Completely bounded norm for unital maps with completely positive sections Consider a completely bounded unital map $\Phi: \mathbf M_h(\mathbb C) \to \mathbf M_k(\mathbb C)$. Suppose that $\Phi$ has right-inverse $\Psi$ which is completely positive. Is the operator norm of $\Phi$ stable under tensor products with other spaces — i.e., is $$\lVert \Phi \rVert \stackrel?= \lVert \Phi \rVert_{\mathrm{cb}} = \bigl\lVert \Phi \otimes \mathrm{id}_{\mathbf A} \bigr\rVert$$ for $\mathbf A = \mathbf M_h(\mathbb C)$?
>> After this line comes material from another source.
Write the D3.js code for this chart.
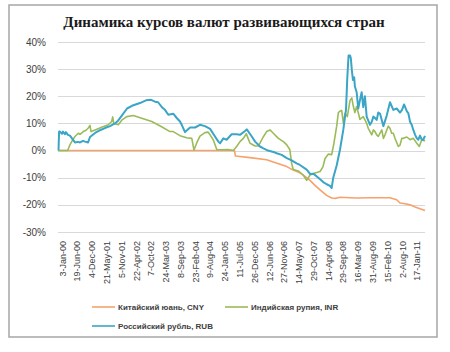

 A: Unfortunately, the answer is no.
Suppose $\Phi : M_4 \rightarrow M_2$ and $\Psi : M_2 \rightarrow M_4$ are given by 
$$\Phi\left(\left[\begin{array}{cc} A & B\\ C& D\end{array}\right]\right) = A + 10B^T \ \ \textrm{and} \ \ \Psi(A) = \left[\begin{array}{cc} A&0\\ 0&A\end{array}\right] $$
where $A,B,C,D\in M_2$. Then $\Phi$ is unital, completely bounded, $\Psi$ is unital, completely positive and $\Phi\circ\Psi = I_{M_2}$ but 
$$\|\Phi\| \leq 11 \ \ \textrm{and} \ \ \|\Phi\|_{\rm cb} \geq 20$$
since the transpose map is cb-norm 2.

There is also a negative answer if you look for $\Phi$ being left-invertible by a ucp map:
In this case a counterexample is given by $\Phi : M_2 \rightarrow M_4$ and $\Psi : M_4 \rightarrow M_2$ defined by
$$
\Phi(A) = \left[\begin{array}{cc}A & 0 \\ 0 & A^T\end{array}\right]\ \ \textrm{and} \ \ \Psi\left(\left[\begin{array}{cc} A & B \\ C & D\end{array}\right]\right) = A
$$
where $A,B,C,D \in M_2$. Then $\Phi$ is ucb, $\Psi$ is ucp and $\Psi\circ\Phi = I_{M_2}$ but
$$
\|\Phi\| = 1 < 2 = \|\Phi\|_{\rm cb}.
$$